ゲストハウスは、シーツのようなものを掛けて寝る。

毛布は、無い。

夜中は、少し寒い。

二日目の、夜である。

 

三日目の朝、どうしても、日本に電話をしたいと思った。

家族は、フィリピンに行くことを、凄く心配していたので、安心させたいと思った。

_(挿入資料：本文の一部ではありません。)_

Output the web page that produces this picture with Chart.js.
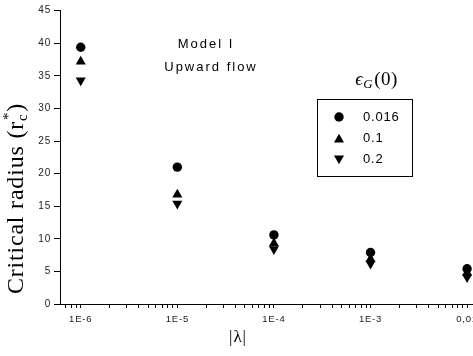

勿論、妹の状態も、聞きたかった。

 

ゲストハウスの電話を借りて、実家に電話をした。

母が出た。

私だと、解ると、妹の名を言い、逝ってしまったと泣いた。

昨日の夜、11:30だと言った。

 

私に連絡したが、電話が繋がらなかったと言う。

タイの携帯電話で、フィリピンでは、繋がらないのだ。

 

兎に角、母を慰めて、また電話すると言い、電話を切った。

 

覚悟していたことである。

フィリピンに出掛ける前に、冬の北海道の実家に、14年振りに、戻った。

妹の手当てをするためである。

そして、最後の別れであった。

 

部屋に戻り、暫く、声を上げて、泣いた。

父のときは、納得し、安心したが、矢張り、妹は、若い。

母よりも、私よりも、先に逝った。

悲しい。

ただ、悲しい。

 

人が死ぬのは、悲しい。

理屈も何も無い。

落ち着いてから、歌を読み始めた。

妹との、思い出が、宝物になった。